Come back to this topic when any of the following happens:
- A new major sale begins. Seasonal sales can shift which store offers the best game key deals for your wishlist.
- You switch buying habits. If you move from backlog shopping to day-one buying, your preferred store may change immediately.
- Reward systems or member perks change. A modest discount is less useful than a repeatable perk that compounds across the year.
- Region or activation details become more important. This matters if you travel, gift games internationally, or shop from outside your usual market.
- Bundle quality improves or declines. A bundle-focused store is only as good as the consistency of its curation.
- A store redesigns listings or checkout. Better clarity can raise real value even if pricing stays similar.
To make this practical, keep a simple personal checklist for every purchase:
- What am I buying: one game, a new release, or several games?
- Which store best matches that purchase type?

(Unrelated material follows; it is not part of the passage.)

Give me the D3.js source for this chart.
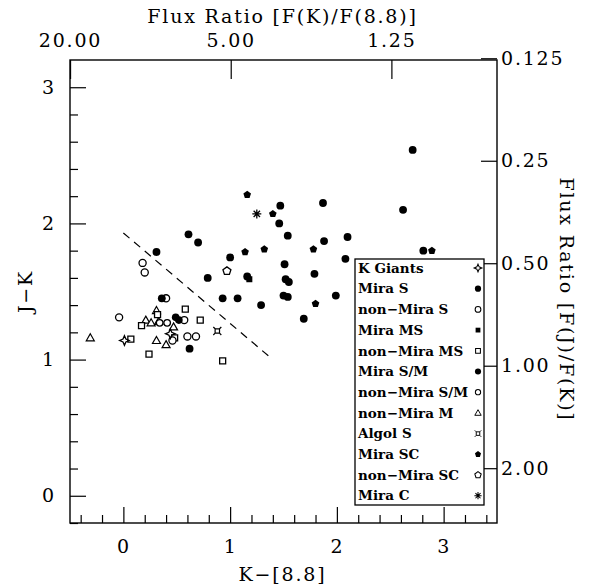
<!DOCTYPE html>
<html>
<head>
<meta charset="utf-8">
<script src="https://cdn.jsdelivr.net/npm/d3@7"></script>
<style>
body { margin: 0; background: #fff; }
text { font-family: "DejaVu Serif", serif; fill: #000; }
.ax { letter-spacing: 1.8px; }
</style>
</head>
<body>
<svg id="svg1" width="599" height="588"></svg>
<script>
// data: [K-[8.8], J-K]
var kGiants = [[0.01, 1.14], [0.44, 1.19]];
var miraS = [[2.71, 2.54], [2.62, 2.10], [1.47, 2.13], [1.46, 2.00], [1.87, 2.15],
  [0.61, 1.92], [0.70, 1.86], [0.31, 1.79], [1.54, 1.91], [1.88, 1.87], [2.10, 1.90],
  [2.81, 1.80], [1.00, 1.75], [2.08, 1.74], [0.79, 1.60], [1.16, 1.61], [1.51, 1.70],
  [1.79, 1.63], [1.52, 1.59], [1.55, 1.57], [0.93, 1.45], [1.07, 1.45], [1.29, 1.40],
  [1.50, 1.47], [1.54, 1.46], [1.99, 1.47], [1.69, 1.30], [0.36, 1.45], [0.62, 1.08]];
var nonMiraS = [[0.18, 1.71], [0.20, 1.64], [0.40, 1.45], [-0.04, 1.31], [0.57, 1.29],
  [0.46, 1.14], [0.60, 1.17], [0.68, 1.17]];
var miraMS = [[1.18, 1.59]];
var nonMiraMS = [[0.58, 1.37], [0.72, 1.29], [0.17, 1.25], [0.07, 1.15], [0.48, 1.16],
  [0.24, 1.04], [0.93, 0.99], [0.32, 1.33]];
var miraSM = [[0.49, 1.31], [0.52, 1.29]];
var nonMiraSM = [[0.34, 1.27], [0.41, 1.27]];
var nonMiraM = [[-0.31, 1.16], [0.31, 1.36], [0.21, 1.29], [0.26, 1.27], [0.33, 1.28],
  [0.47, 1.24], [0.31, 1.14], [0.40, 1.11]];
var algolS = [[0.88, 1.21]];
var miraSC = [[1.16, 2.21], [1.40, 2.07], [1.14, 1.79], [1.32, 1.81], [1.78, 1.81],
  [1.80, 1.41], [2.89, 1.80]];
var nonMiraSC = [[0.97, 1.65]];
var miraC = [[1.25, 2.07]];

var legendLabels = ["K Giants", "Mira S", "non\u2212Mira S", "Mira MS", "non\u2212Mira MS",
  "Mira S/M", "non\u2212Mira S/M", "non\u2212Mira M", "Algol S", "Mira SC", "non\u2212Mira SC", "Mira C"];

// dividing line
var divLine = [[0, 1.93], [1.40, 1.0]];

var xTicks = [0, 1, 2, 3];
var yTicks = [0, 1, 2, 3];
var topTicks = [20, 5, 1.25];
var rightTicks = [0.125, 0.25, 0.5, 1, 2];
var rightLabels = ["0.125", "0.25", "0.50", "1.00", "2.00"];

var pL = 70, pR = 497, pT = 60, pB = 523;
var svg1 = d3.select("#svg1");

var x = d3.scaleLinear().domain([-0.5, 3.5]).range([pL, pR]);
var y = d3.scaleLinear().domain([-0.2, 3.2]).range([pB, pT]);

// flux ratio scales (magnitude difference = c - 2.5 log10 ratio)
var cK = 2.753, cJ = 0.955;
var xTop = d3.scaleLog()
  .domain([Math.pow(10, (cK + 0.5) / 2.5), Math.pow(10, (cK - 3.5) / 2.5)])
  .range([pL, pR]);
var yRight = d3.scaleLog()
  .domain([Math.pow(10, (cJ + 0.2) / 2.5), Math.pow(10, (cJ - 3.2) / 2.5)])
  .range([pB, pT]);

var fs = 19;

// minor ticks
var xMinor = d3.range(-0.4, 3.45, 0.2).filter(function(v) { return Math.abs(v - Math.round(v)) > 0.01; });
var yMinor = d3.range(-0.2, 3.15, 0.2).filter(function(v) { return Math.abs(v - Math.round(v)) > 0.01; });

svg1.append("g").attr("transform", "translate(0," + pB + ")")
  .call(d3.axisBottom(x).tickValues(xMinor).tickSizeInner(-8).tickSizeOuter(0).tickFormat(""));
svg1.append("g").attr("transform", "translate(" + pL + ",0)")
  .call(d3.axisLeft(y).tickValues(yMinor).tickSizeInner(-8).tickSizeOuter(0).tickFormat(""));

var gx = svg1.append("g").attr("transform", "translate(0," + pB + ")")
  .call(d3.axisBottom(x).tickValues(xTicks).tickSizeInner(-16).tickSizeOuter(0).tickPadding(17).tickFormat(d3.format("d")));
var gy = svg1.append("g").attr("transform", "translate(" + pL + ",0)")
  .call(d3.axisLeft(y).tickValues(yTicks).tickSizeInner(-16).tickSizeOuter(0).tickPadding(14).tickFormat(d3.format("d")));
var gt = svg1.append("g").attr("transform", "translate(0," + pT + ")")
  .call(d3.axisTop(xTop).tickValues(topTicks).tickSizeInner(-19).tickSizeOuter(0).tickPadding(13).tickFormat(d3.format(".2f")));
var gr = svg1.append("g").attr("transform", "translate(" + pR + ",0)")
  .call(d3.axisRight(yRight).tickValues(rightTicks).tickSizeInner(-16).tickSizeOuter(0).tickPadding(4)
    .tickFormat(function(d, i) { return rightLabels[i]; }));

svg1.selectAll(".domain").remove();
svg1.selectAll(".tick line").attr("stroke", "#000").attr("stroke-width", 1.2);
svg1.selectAll(".tick text").attr("class", "ax").style("font-size", fs + "px").attr("fill", "#000");
gt.selectAll(".tick text").attr("dy", "0");

// frame
svg1.append("rect")
  .attr("x", pL).attr("y", pT).attr("width", pR - pL).attr("height", pB - pT)
  .attr("fill", "none").attr("stroke", "#000").attr("stroke-width", 1.4);

// axis titles
svg1.append("text").attr("class", "ax").attr("x", (pL + pR) / 2 - 1).attr("y", 581)
  .attr("text-anchor", "middle").style("font-size", fs + "px").text("K\u2212[8.8]");
svg1.append("text").attr("class", "ax").attr("x", (pL + pR) / 2 - 1).attr("y", 23)
  .attr("text-anchor", "middle").style("font-size", fs + "px").text("Flux Ratio [F(K)/F(8.8)]");
svg1.append("text").attr("class", "ax").attr("transform", "translate(32," + (pT + pB) / 2 + ") rotate(-90)")
  .attr("text-anchor", "middle").style("font-size", fs + "px").text("J\u2212K");
svg1.append("text").attr("class", "ax").attr("transform", "translate(560," + ((pT + pB) / 2 + 8) + ") rotate(90)")
  .attr("text-anchor", "middle").style("font-size", fs + "px").text("Flux Ratio [F(J)/F(K)]");

// dashed dividing line
svg1.append("path")
  .attr("d", d3.line().x(function(d) { return x(d[0]); }).y(function(d) { return y(d[1]); })(divLine))
  .attr("fill", "none").attr("stroke", "#000").attr("stroke-width", 1.2)
  .attr("stroke-dasharray", "8,6");

// symbols
function starPath(r) {
  var s = r * 0.3;
  return "M0," + (-r) + "L" + s + "," + (-s) + "L" + r + ",0L" + s + "," + s +
    "L0," + r + "L" + (-s) + "," + s + "L" + (-r) + ",0L" + (-s) + "," + (-s) + "Z";
}
function polyPath(n, r) {
  var p = [];
  for (var i = 0; i < n; i++) {
    var a = -Math.PI / 2 + i * 2 * Math.PI / n;
    p.push([r * Math.cos(a), r * Math.sin(a)]);
  }
  return "M" + p.join("L") + "Z";
}
function asteriskPath(r) {
  var d = "";
  for (var i = 0; i < 4; i++) {
    var a = i * Math.PI / 4;
    d += "M" + (r * Math.cos(a)) + "," + (r * Math.sin(a)) + "L" + (-r * Math.cos(a)) + "," + (-r * Math.sin(a));
  }
  return d;
}
function algolPath(r) {
  var h = r * 0.55;
  return "M" + (-h) + "," + (-h) + "L" + h + "," + (-h) + "L" + h + "," + h + "L" + (-h) + "," + h + "Z" +
    "M" + (-r) + "," + (-r) + "L" + (-h) + "," + (-h) + "M" + r + "," + (-r) + "L" + h + "," + (-h) +
    "M" + r + "," + r + "L" + h + "," + h + "M" + (-r) + "," + r + "L" + (-h) + "," + h;
}

var circle = d3.symbol().type(d3.symbolCircle);
var styles = [
  { d: starPath(4.8), fill: "none", sw: 1.3 },
  { d: circle.size(48)(), fill: "#000", sw: 0 },
  { d: circle.size(40)(), fill: "#fff", sw: 1.3 },
  { d: "M-3,-3h6v6h-6z", fill: "#000", sw: 0 },
  { d: "M-3,-3h6v6h-6z", fill: "#fff", sw: 1.3 },
  { d: circle.size(46)(), fill: "#000", sw: 0 },
  { d: circle.size(34)(), fill: "#fff", sw: 1.3 },
  { d: "M0,-4L4,3L-4,3Z", fill: "#fff", sw: 1.2 },
  { d: algolPath(4), fill: "none", sw: 1.2 },
  { d: polyPath(5, 4), fill: "#000", sw: 0 },
  { d: polyPath(5, 4.2), fill: "#fff", sw: 1.3 },
  { d: asteriskPath(4.5), fill: "none", sw: 1.3 }
];
var groups = [kGiants, miraS, nonMiraS, miraMS, nonMiraMS, miraSM, nonMiraSM, nonMiraM, algolS, miraSC, nonMiraSC, miraC];

// draw open symbols first so filled ones sit above
var order = [7, 4, 2, 6, 10, 0, 8, 1, 5, 3, 9, 11];
order.forEach(function(k) {
  var st = styles[k];
  svg1.append("g").selectAll("path")
    .data(groups[k])
    .enter()
    .append("path")
    .attr("d", st.d)
    .attr("transform", function(d) { return "translate(" + x(d[0]) + "," + y(d[1]) + ")"; })
    .attr("fill", st.fill)
    .attr("stroke", "#000")
    .attr("stroke-width", st.sw);
});

// legend
var lg = svg1.append("g");
lg.append("rect").attr("x", 355).attr("y", 259).attr("width", 129).attr("height", 246)
  .attr("fill", "#fff").attr("stroke", "#000").attr("stroke-width", 1.3);
legendLabels.forEach(function(lab, i) {
  var yy = 268 + i * 20.7;
  lg.append("text").attr("x", 358).attr("y", yy).attr("dy", "0.35em")
    .style("font-size", "13.5px").style("font-weight", "bold").text(lab);
  var st = styles[i];
  lg.append("path").attr("d", st.d).attr("transform", "translate(478," + yy + ") scale(0.8)")
    .attr("fill", st.fill).attr("stroke", "#000").attr("stroke-width", st.sw);
});
</script>
</body>
</html>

- Is the activation platform clearly listed?
- Are region restrictions clearly stated?
- Do I care about preorder timing or just price?
- Does the bundle include games I actually want?
- Is there a loyalty or membership perk that changes the real value?
If you follow that checklist, the Fanatical vs Humble Bundle vs Green Man Gaming question becomes much easier. Fanatical is often strongest when quantity and promotional creativity matter. Humble Bundle is often strongest when curation and indie-focused value matter. Green Man Gaming is often strongest when you want a clean path to a specific game, especially around releases and preorders.
The best answer, in other words, is usually not one store. It is a sharper buying habit.